Living Spaces picked Manteca due to its central location in the Northern San Joaquin Valley market of 1.5 million consumers.
The Southern California firm is projecting annual sales of $35 million at the high-profile Manteca location. They will employ 65 full-time workers, 25-part-time workers and throughout a given year have 50 temporary workers. The store will be roughly the size of Manteca’s Target store.
Manteca sealed the deal for Living Spaces with a sales tax split similar to what the city did to secure Costco and The Promenade Shops at Orchard Valley whose developers snared Bass Pro Shops.
That means Manteca — based on projected annual sales of $35 million — will end up splitting an estimated $350,000 in local sales tax. The actual deal calls for the split to be 50-50 of whatever is actually generated — whether it is annually higher or lower than $350,000 for 10 years or $3 million, whichever is reached first.
Based on the projections, Manteca while the split is in effect would receive $175,000 in general fund sales tax, $20,000 in property tax, and $175,000 in restricted Measure M public safety tax. Manteca’s leaders point out the $370,000 a year the city will receive while the terms of the split are in effect is $375,000 that would have been lost to another city. After the terms are fulfilled, Manteca would receive all of the sales tax.
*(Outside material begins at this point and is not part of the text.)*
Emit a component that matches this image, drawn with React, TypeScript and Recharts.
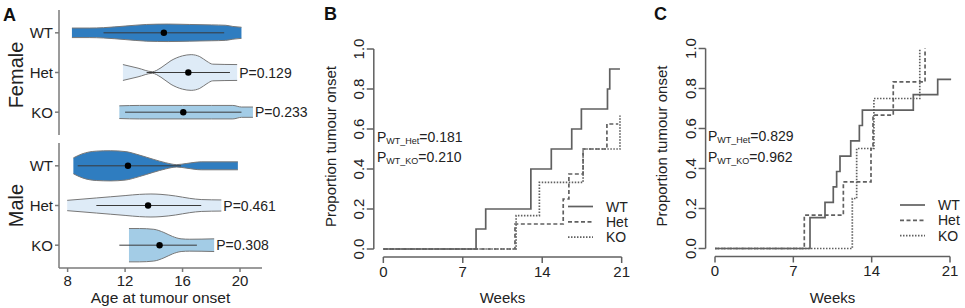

It is somewhat different than a sales tax split deal with Costco that will end by 2020 that covered the entire tab for the wholesale retailer’s cost of building a store in Manteca. The deal that brought Bass Pro Shops — a retailer with a 100-mile regional draw — to Manteca was actually made with the developer of The Promenade Shops at Orchard Valley. It is a 35-year sales tax split capped at $35 million. However, if the center doesn’t generate that much through the split after 35 years, the city is not obligated to make up the difference.